Repeat, exactly as written, every line from the one holding "Generate a Python" through the one holding "import pandas as pd". Leave out all other lines.

EXERCISE INPUTS:
━━━━━━━━━━━━━━━━━━━━

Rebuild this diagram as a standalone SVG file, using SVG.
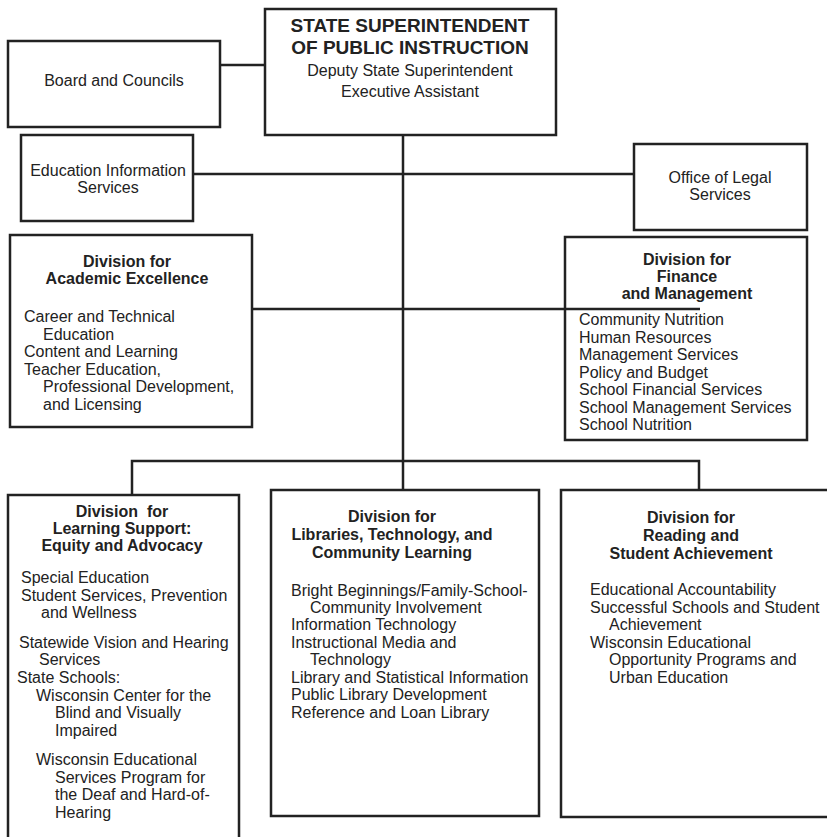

━━━━━━━━━━━━━━━━━━━━

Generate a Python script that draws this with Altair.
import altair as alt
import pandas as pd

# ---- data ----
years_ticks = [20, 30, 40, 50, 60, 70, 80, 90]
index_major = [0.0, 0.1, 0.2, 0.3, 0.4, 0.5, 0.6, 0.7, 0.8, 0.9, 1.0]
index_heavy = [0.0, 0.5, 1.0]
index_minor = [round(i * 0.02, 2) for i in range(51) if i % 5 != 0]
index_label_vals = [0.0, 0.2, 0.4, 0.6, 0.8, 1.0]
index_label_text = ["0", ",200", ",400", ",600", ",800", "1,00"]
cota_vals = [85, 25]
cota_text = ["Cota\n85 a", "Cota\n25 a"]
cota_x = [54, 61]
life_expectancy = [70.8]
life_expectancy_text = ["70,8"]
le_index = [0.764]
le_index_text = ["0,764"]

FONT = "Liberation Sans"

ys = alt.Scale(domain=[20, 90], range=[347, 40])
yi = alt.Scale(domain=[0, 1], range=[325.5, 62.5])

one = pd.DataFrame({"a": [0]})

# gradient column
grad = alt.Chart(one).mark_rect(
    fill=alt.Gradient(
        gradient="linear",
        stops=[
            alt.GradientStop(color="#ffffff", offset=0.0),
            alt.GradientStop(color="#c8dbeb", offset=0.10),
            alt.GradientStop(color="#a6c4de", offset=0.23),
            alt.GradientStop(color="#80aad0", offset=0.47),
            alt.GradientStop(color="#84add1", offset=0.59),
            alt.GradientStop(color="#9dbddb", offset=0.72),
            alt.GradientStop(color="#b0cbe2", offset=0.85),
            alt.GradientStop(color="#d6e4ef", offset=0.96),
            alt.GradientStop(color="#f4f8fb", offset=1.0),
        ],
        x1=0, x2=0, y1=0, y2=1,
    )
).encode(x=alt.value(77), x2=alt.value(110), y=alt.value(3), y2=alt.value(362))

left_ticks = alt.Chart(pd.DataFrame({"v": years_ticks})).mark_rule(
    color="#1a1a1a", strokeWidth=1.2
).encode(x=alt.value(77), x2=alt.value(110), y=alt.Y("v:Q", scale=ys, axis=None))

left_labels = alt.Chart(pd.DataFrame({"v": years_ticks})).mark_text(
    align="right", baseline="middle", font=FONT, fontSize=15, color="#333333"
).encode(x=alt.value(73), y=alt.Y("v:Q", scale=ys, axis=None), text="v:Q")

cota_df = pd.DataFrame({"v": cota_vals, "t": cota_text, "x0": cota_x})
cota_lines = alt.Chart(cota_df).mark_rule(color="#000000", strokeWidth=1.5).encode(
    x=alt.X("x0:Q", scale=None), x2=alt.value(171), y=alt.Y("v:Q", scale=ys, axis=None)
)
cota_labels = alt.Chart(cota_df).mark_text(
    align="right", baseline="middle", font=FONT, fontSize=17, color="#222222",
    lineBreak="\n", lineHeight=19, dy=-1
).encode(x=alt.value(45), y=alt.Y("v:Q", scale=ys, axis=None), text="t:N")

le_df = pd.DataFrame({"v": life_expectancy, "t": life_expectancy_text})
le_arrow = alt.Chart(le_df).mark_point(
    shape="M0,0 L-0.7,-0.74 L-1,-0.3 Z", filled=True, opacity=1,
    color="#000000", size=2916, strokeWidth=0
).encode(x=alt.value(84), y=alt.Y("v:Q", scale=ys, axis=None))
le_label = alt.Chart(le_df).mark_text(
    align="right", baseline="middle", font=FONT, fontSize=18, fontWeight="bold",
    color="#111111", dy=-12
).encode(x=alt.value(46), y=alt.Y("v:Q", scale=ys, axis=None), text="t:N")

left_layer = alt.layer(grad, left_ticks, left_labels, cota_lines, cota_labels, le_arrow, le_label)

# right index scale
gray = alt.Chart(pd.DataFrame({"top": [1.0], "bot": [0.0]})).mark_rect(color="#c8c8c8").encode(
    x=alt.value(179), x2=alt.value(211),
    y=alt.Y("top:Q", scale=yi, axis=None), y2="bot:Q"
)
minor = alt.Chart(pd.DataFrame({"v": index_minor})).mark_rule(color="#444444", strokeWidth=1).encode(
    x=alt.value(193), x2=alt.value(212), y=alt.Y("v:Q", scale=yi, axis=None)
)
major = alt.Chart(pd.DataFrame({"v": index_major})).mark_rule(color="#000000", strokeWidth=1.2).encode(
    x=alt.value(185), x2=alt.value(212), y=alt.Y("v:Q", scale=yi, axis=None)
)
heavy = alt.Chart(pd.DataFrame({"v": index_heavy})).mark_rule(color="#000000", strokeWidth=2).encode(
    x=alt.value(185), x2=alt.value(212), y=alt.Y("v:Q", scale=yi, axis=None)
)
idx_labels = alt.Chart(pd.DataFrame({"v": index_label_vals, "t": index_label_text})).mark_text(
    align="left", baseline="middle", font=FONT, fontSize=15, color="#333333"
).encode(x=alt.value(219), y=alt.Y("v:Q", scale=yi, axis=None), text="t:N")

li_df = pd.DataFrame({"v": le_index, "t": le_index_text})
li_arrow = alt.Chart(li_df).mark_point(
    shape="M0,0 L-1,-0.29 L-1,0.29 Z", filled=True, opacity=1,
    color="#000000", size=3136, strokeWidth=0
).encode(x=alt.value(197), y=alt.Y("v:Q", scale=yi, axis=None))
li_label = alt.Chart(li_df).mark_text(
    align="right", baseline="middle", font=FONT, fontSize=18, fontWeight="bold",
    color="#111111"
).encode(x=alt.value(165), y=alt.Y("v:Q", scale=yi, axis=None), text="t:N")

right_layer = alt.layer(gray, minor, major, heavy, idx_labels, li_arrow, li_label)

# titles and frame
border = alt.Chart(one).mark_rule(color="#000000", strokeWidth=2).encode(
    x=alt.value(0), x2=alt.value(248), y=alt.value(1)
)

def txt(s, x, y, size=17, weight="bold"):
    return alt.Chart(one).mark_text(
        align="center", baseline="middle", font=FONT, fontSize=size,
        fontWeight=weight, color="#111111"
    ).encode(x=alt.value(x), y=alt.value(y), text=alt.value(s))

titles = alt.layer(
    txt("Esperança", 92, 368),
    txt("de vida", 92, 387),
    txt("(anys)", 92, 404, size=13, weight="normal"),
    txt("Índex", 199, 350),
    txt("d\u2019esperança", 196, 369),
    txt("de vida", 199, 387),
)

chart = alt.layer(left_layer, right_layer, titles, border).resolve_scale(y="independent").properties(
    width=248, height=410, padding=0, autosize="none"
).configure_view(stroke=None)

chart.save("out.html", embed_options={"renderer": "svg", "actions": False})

━━━━━━━━━━━━━━━━━━━━

EXERCISE SOLUTION:
Generate a Python script that draws this with Altair.
import altair as alt
import pandas as pd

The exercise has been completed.